Alejandro Samper


“Los ruiseñores no se dedican a otra cosa que a cantar para alegrarnos. No devoran los frutos de los huertos, no anidan en los arcones del maíz, no hacen nada más que derramar el corazón, cantando para nuestro deleite. Por eso es pecado matar un ruiseñor”.
La frase es de la autora estadounidense Harper Lee, de su novela Matar a un ruiseñor (1960), y la traigo porque en Colombia seguimos empecinados en matar ruiseñores. A dos menores de edad de la comunidad indígena Awá, de Nariño, los mataron este miércoles. Esto ocurre a menos de una semana de que en otro municipio nariñense, Samaniego, asesinaran a ocho universitarios que estaban reunidos con sus amigos en una fiesta. Una hora antes, encapuchados habían baleado a otra persona. Un día antes, el 13 de agosto, torturaron y ultimaron a cinco jóvenes en un cañaduzal al oriente de Cali. Y tres días antes, las Autodefensas Gaitanistas dispararon contra dos pelados que llevaban sus tareas al colegio San Gerardo, en límites entre Cauca y Nariño.

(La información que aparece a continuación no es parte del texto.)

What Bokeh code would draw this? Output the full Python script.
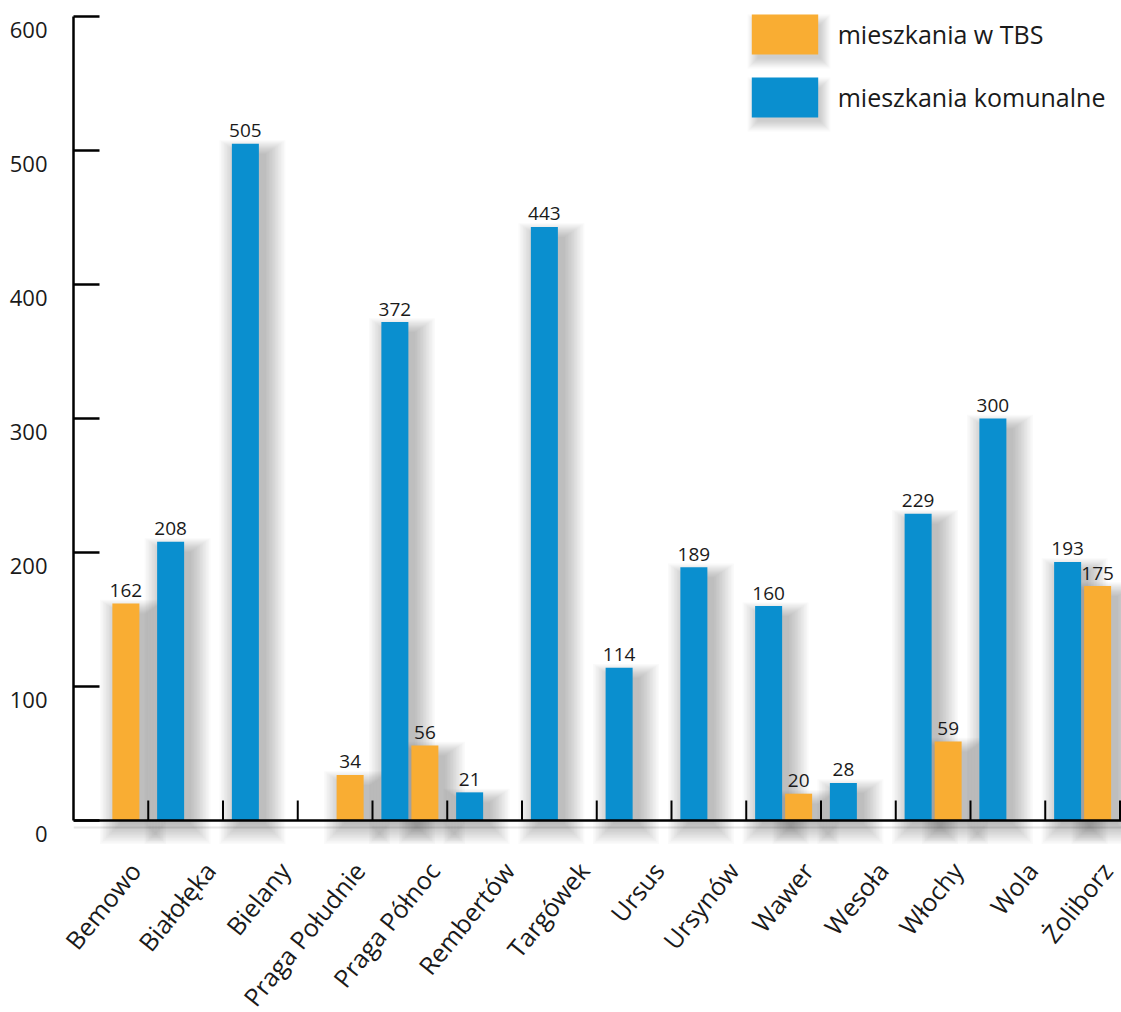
import numpy as np
from bokeh.plotting import figure
from bokeh.models import (Range1d, FixedTicker, LinearAxis, Span, ColumnDataSource,
                          Legend, LegendItem)
from bokeh.core.properties import value
from bokeh.embed import file_html
from bokeh.resources import INLINE

# --- data -------------------------------------------------------------------
districts = ["Bemowo", "Białołęka", "Bielany", "Praga Południe", "Praga Północ",
             "Rembertów", "Targówek", "Ursus", "Ursynów", "Wawer", "Wesoła",
             "Włochy", "Wola", "Żoliborz"]
tbs = [162, None, None, 34, 56, None, None, None, None, 20, None, 59, None, 175]
komunalne = [None, 208, 505, None, 372, 21, 443, 114, 189, 160, 28, 229, 300, 193]
y_ticks = [0, 100, 200, 300, 400, 500, 600]
series_names = ["mieszkania w TBS", "mieszkania komunalne"]

# --- styling ------------------------------------------------------------------
ORANGE = "#F9AD33"
BLUE = "#0A8FCF"
INK = "#1a1a1a"
FONT = "Open Sans"

W, H = 1121, 1012
LEFT = 73          # pixel column of the value axis
TOP_PX = 16        # pixel row of the top tick
BASE_PX = 820      # pixel row of zero
SLOT_PX = 74.75    # width of one district slot

px_per_y = (BASE_PX - TOP_PX) / 600.0
y_lo = -(H - BASE_PX) / px_per_y
y_hi = 600 + TOP_PX / px_per_y
x_hi = (W - LEFT) / SLOT_PX


def dx(px):
    return px / SLOT_PX


def dy(px):
    return px / px_per_y


def sx(px):
    """screen column -> data x"""
    return (px - LEFT) / SLOT_PX


def sy(px):
    """screen row -> data y"""
    return (BASE_PX - px) / px_per_y


BAR_W = dx(27)
SHIFT = dx(15)

p = figure(width=W, height=H, x_range=Range1d(0, x_hi), y_range=Range1d(y_lo, y_hi),
           x_axis_location=None, toolbar_location=None, output_backend="svg",
           min_border_left=LEFT, min_border_right=0, min_border_top=0, min_border_bottom=0,
           outline_line_color=None, background_fill_color="white",
           border_fill_color="white")
p.grid.visible = False


def bars(vals, shift):
    idx = [i for i, v in enumerate(vals) if v is not None]
    return dict(x=[i + 0.5 + shift for i in idx], top=[vals[i] for i in idx])


kom = bars(komunalne, -SHIFT)
tb = bars(tbs, SHIFT)

# soft drop shadows behind the bars (stacked translucent layers)
LAYERS = 14
for k in range(LAYERS):
    g = 1.5 * k
    for d in (kom, tb):
        xs = np.array(d["x"])
        tops = np.array(d["top"], dtype=float)
        p.quad(left=xs - BAR_W / 2 + dx(7 - g), right=xs + BAR_W / 2 + dx(7 + g),
               top=tops - dy(10 - 0.7 * g), bottom=np.full(len(xs), -dy(4 + g)),
               fill_color="#333333", fill_alpha=0.024, line_color=None)

# soft shadows behind the legend swatches
for k in range(10):
    g = 1.1 * k
    for top_px in (14, 77):
        p.quad(left=sx(751 + 6 - g), right=sx(817 + 3 + g),
               top=sy(top_px + 10 - g), bottom=sy(top_px + 40 + 4 + g),
               fill_color="#333333", fill_alpha=0.024, line_color=None)

# faint shadow line under the category axis
p.add_layout(Span(location=-dy(7), dimension="width", line_color="#e6e6e6",
                  line_width=2, level="underlay"))

r_kom = p.vbar(x="x", top="top", width=BAR_W, bottom=0, source=ColumnDataSource(kom),
               fill_color=BLUE, line_color=None)
r_tbs = p.vbar(x="x", top="top", width=BAR_W, bottom=0, source=ColumnDataSource(tb),
               fill_color=ORANGE, line_color=None)

# value labels above the bars
for d in (kom, tb):
    p.text(x=d["x"], y=[t + dy(13) for t in d["top"]], text=[str(t) for t in d["top"]],
           text_align="center", text_baseline="alphabetic", text_color=INK,
           text_font=value(FONT), text_font_size="19px")

# category axis: baseline and separators between districts
p.add_layout(Span(location=0, dimension="width", line_color="black", line_width=2.5))
n = len(districts)
p.segment(x0=list(range(1, n + 1)), y0=[0] * n, x1=list(range(1, n + 1)),
          y1=[dy(20)] * n, line_color="black", line_width=2)

# rotated district names (the renderer draws this angle as a 45-degree slope)
lab_x = [i + 0.5 + dx(24) for i in range(n)]
lab_y = -dy(45)
p.text(x=lab_x, y=[lab_y] * n, text=districts,
       angle=np.deg2rad(51), text_align="right", text_baseline="alphabetic",
       text_color=INK, text_font=value(FONT), text_font_size="25px", level="annotation")

# value axis: line and inward ticks
yax = p.yaxis[0]
yax.ticker = FixedTicker(ticks=y_ticks)
yax.bounds = (0, 600)
yax.major_tick_in = 26
yax.major_tick_out = 0
yax.minor_tick_in = 0
yax.minor_tick_out = 0
yax.axis_line_width = 2.5
yax.axis_line_color = "black"
yax.major_tick_line_width = 2.5
yax.major_tick_line_color = "black"
yax.major_label_overrides = {t: "" for t in y_ticks}
yax.major_label_standoff = 0

# value axis labels, set slightly below their ticks
p.extra_y_ranges = {"labels": Range1d(y_lo + dy(13), y_hi + dy(13))}
lab_ax = LinearAxis(y_range_name="labels", ticker=FixedTicker(ticks=y_ticks),
                    axis_line_color=None, major_tick_line_color=None,
                    minor_tick_line_color=None, major_label_standoff=20,
                    major_label_text_font=FONT, major_label_text_font_size="22px",
                    major_label_text_color=INK)
p.add_layout(lab_ax, "left")

legend = Legend(items=[LegendItem(label=series_names[0], renderers=[r_tbs]),
                       LegendItem(label=series_names[1], renderers=[r_kom])],
                location=(669.7, 890), orientation="vertical",
                glyph_width=83, glyph_height=50, spacing=13, label_standoff=12,
                padding=0, margin=0, border_line_color=None, background_fill_alpha=0,
                label_text_font=FONT, label_text_font_size="25px",
                label_text_color=INK)
p.add_layout(legend)

open("out.html", "w").write(file_html(p, INLINE))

Estos son los casos reportados. Quizás haya más. El profesor Germán Muñoz González usa el neologismo “juvenicidio” para referirse a esa práctica sistemática de asesinar a gente joven. Fenómeno que, según él, es común en todos los países y se acepta socialmente. Ahora, ¿por qué los matan?
El investigador en Ciencias Sociales señala que algunos de estos menores de 24 años hacen parte de comunidades marginadas. Sectores pobres que crecen en la periferia de las ciudades, poblaciones distantes de las grandes urbes o que hacen parte de la generación “nini”, o sea que ni estudian ni trabajan, y que según el Observatorio Laboral de la Universidad del Rosario serían unos 580 mil colombianos.
Personas cuya participación política no encaja en los cánones institucionales que las sociedades democráticas construyeron. Jóvenes que no votan, que no militan en partidos políticos, que no participan en marchas o mítines de caudillos y gamonales, y que no creen en sus promesas. Son, sin embargo, socialmente activos en redes como Facebook, Twitter o Instagram.
“Piensan, sienten y actúan en términos colaborativos con una inteligencia colectiva. Actúan en relación con otros, a través de colectivos de los que ellos hacen parte, que no son los colectivos políticos conocidos (…) Estamos viviendo una transformación del ámbito de lo público, del ámbito de lo político, de las formas conocidas de participación. De eso los adultos aún no somos conscientes”, señala el profesor Muñoz.
Son, entonces, como los ruiseñores: se dedican a trinar. Gente que sobra para las instituciones tradicionales, sean estas legales (Ejército y los falsos positivos) o ilegales (autodefensas, como ocurrió con los menores de edad Cristian Caicedo y Maicol Ibarra) y solo sirven para enviar terroríficas advertencias e intimidar a sus comunidades.
Su pecado es no tener filiación alguna a una organización, movimiento o partido, y no ser como los hijos de Luis Carlos Galán, Rodrigo Lara, Juan Manuel Santos, César Gaviria, Ernesto Samper o Álvaro Uribe. Pelados “decentes”, “trabajadores de sol a sol” y “emprendedores” como Tomás Uribe, quien aparece como alternativa política del Centro Democrático tras las investigaciones a su papá.
La vida de estos jóvenes es tan desechable que ni amerita la presencia del presidente. Iván Duque, el presidente “joven”, prefirió irse para Medellín a ver la llegada del primer vuelo comercial a esa ciudad en medio de la pandemia, que viajar a Nariño y mostrar empatía con la familia de los ruiseñores masacrados. Después dicen que por qué no confían en el Estado.